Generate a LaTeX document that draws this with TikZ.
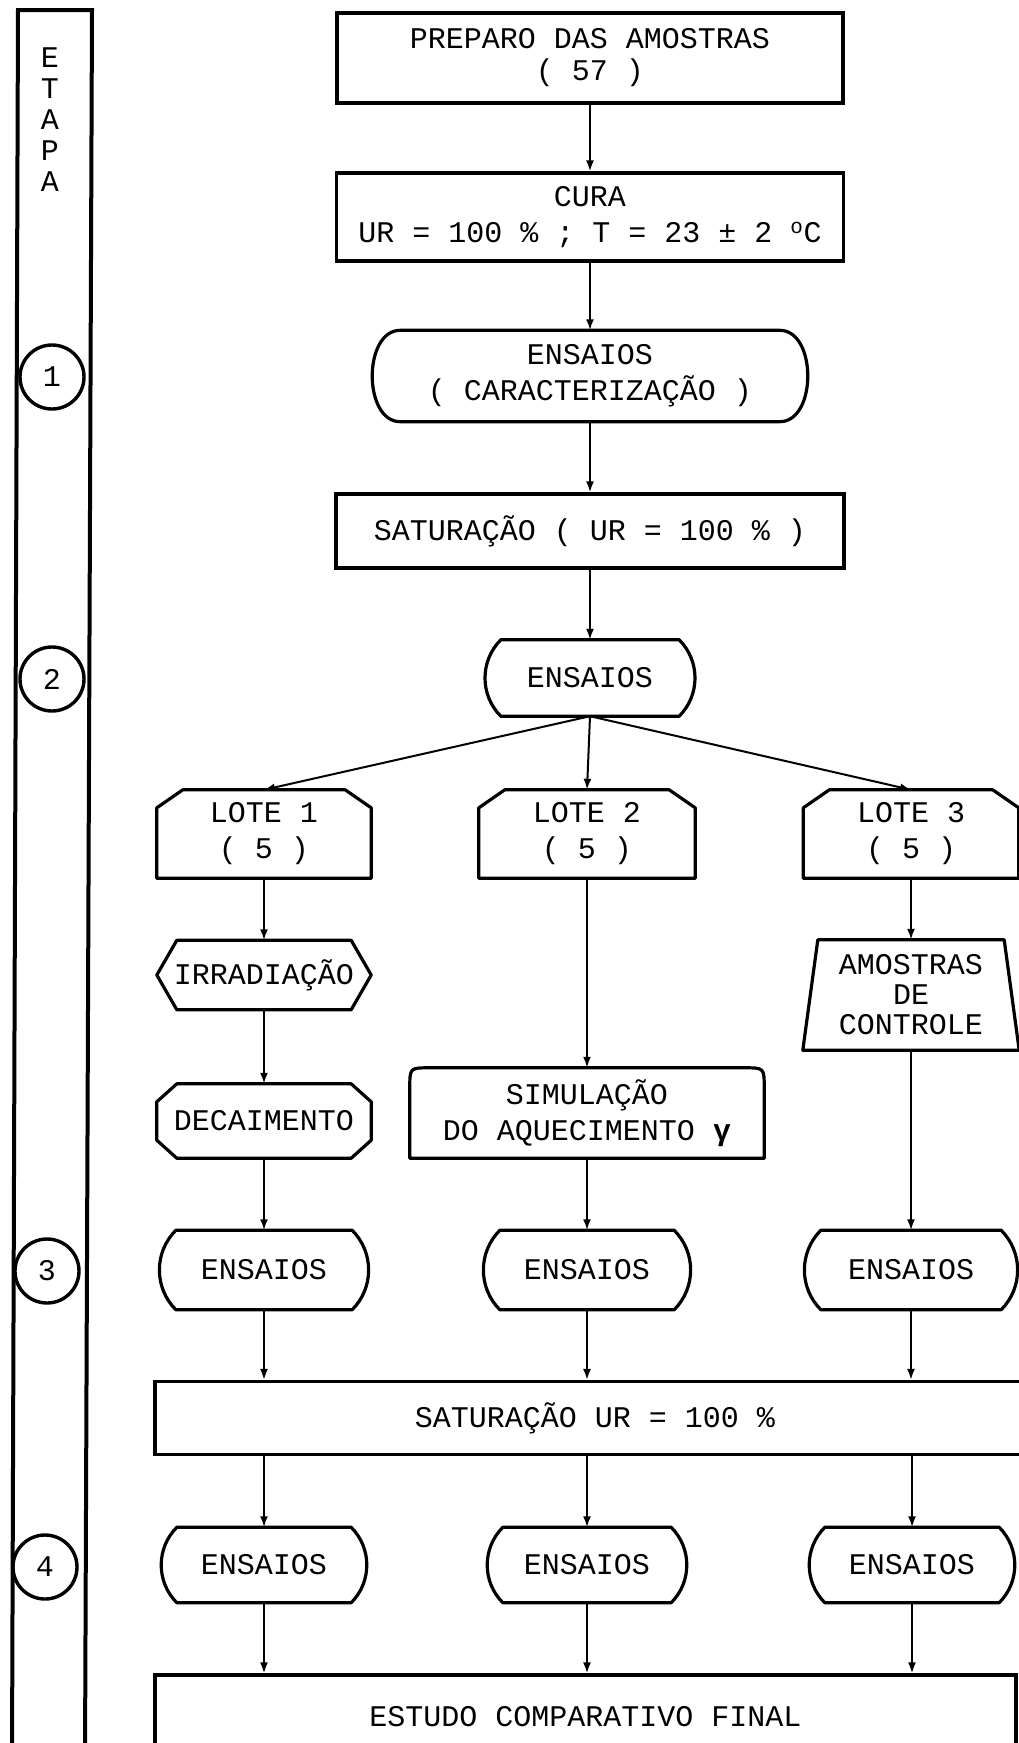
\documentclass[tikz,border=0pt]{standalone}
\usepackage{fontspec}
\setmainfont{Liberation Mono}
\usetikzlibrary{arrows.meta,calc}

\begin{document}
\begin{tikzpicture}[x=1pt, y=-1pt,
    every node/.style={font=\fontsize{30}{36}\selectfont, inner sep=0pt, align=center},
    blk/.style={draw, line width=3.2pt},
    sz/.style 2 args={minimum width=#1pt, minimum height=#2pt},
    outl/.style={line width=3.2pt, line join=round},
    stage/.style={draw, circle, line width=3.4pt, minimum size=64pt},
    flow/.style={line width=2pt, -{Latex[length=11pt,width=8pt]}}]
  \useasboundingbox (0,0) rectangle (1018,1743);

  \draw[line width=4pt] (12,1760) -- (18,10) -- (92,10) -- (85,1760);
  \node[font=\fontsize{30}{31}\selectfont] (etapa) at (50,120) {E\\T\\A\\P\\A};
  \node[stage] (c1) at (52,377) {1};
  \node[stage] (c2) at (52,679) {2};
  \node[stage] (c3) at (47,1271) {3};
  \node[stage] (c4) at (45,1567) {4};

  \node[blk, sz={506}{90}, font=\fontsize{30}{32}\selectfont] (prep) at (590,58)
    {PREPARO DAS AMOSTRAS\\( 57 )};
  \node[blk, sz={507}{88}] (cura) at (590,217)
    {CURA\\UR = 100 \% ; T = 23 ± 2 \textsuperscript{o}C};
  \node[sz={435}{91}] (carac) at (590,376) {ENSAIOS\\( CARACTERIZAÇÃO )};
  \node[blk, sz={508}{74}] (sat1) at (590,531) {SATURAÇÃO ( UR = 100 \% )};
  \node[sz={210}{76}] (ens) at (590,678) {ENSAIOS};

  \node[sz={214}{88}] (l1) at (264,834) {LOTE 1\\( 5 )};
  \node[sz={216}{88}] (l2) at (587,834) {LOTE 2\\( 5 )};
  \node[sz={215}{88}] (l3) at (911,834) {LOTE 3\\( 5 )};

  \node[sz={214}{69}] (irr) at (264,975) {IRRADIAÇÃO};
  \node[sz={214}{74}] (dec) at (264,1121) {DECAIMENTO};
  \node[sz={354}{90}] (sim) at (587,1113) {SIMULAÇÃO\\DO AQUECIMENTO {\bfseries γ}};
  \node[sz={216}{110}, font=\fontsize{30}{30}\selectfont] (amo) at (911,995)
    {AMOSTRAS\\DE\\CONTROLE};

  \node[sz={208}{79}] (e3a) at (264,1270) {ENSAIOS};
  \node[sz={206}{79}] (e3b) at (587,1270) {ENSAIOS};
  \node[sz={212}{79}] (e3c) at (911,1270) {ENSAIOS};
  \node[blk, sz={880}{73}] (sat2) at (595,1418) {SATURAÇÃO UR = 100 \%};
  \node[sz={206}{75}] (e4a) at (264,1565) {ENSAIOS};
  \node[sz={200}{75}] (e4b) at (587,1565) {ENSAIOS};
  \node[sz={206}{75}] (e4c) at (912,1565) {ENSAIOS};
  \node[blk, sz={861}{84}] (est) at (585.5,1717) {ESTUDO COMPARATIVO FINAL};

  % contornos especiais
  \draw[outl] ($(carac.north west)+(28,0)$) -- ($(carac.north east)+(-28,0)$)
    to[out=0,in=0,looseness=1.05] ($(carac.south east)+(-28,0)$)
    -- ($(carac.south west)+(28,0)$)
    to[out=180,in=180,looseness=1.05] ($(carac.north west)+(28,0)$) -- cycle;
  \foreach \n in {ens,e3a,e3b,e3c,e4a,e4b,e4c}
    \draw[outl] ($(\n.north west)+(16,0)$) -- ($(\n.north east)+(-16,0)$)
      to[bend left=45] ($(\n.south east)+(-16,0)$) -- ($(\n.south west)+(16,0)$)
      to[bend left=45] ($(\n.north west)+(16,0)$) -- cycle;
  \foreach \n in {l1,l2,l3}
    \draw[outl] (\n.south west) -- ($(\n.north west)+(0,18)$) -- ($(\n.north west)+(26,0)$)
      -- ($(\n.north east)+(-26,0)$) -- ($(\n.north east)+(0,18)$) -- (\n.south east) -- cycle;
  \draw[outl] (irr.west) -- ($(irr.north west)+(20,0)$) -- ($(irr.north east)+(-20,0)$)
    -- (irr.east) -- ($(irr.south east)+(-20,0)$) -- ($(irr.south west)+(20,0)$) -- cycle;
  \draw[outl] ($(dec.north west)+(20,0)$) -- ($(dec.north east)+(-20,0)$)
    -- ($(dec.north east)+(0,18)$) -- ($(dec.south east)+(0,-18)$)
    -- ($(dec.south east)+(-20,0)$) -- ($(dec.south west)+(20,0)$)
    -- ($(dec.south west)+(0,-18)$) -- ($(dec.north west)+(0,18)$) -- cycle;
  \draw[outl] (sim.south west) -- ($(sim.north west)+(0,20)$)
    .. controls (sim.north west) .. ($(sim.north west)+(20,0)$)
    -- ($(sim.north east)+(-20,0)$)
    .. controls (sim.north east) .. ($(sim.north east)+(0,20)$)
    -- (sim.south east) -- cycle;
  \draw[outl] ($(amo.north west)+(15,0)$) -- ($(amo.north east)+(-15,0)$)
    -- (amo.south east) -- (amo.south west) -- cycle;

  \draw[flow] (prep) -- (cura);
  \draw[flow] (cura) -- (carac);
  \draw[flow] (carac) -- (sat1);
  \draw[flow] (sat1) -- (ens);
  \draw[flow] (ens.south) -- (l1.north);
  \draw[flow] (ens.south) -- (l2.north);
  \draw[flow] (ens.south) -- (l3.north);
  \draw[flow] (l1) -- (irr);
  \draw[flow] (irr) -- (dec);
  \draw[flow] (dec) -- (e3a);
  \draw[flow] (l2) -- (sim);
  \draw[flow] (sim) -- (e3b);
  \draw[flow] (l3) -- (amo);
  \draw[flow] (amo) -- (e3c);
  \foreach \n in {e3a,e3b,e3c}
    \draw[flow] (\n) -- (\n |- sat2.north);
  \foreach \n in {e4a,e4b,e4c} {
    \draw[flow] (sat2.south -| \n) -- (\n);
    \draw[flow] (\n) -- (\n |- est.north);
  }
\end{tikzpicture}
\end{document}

WRITTEN REQUEST = Reproduce the material above from its first line through the line containing "(0,0) rectangle (1018,1743);", both ends included, and skip every picture.

THE COMPLETED TASK =
Generate a LaTeX document that draws this with TikZ.
\documentclass[tikz,border=0pt]{standalone}
\usepackage{fontspec}
\setmainfont{Liberation Mono}
\usetikzlibrary{arrows.meta,calc}

\begin{document}
\begin{tikzpicture}[x=1pt, y=-1pt,
    every node/.style={font=\fontsize{30}{36}\selectfont, inner sep=0pt, align=center},
    blk/.style={draw, line width=3.2pt},
    sz/.style 2 args={minimum width=#1pt, minimum height=#2pt},
    outl/.style={line width=3.2pt, line join=round},
    stage/.style={draw, circle, line width=3.4pt, minimum size=64pt},
    flow/.style={line width=2pt, -{Latex[length=11pt,width=8pt]}}]
  \useasboundingbox (0,0) rectangle (1018,1743);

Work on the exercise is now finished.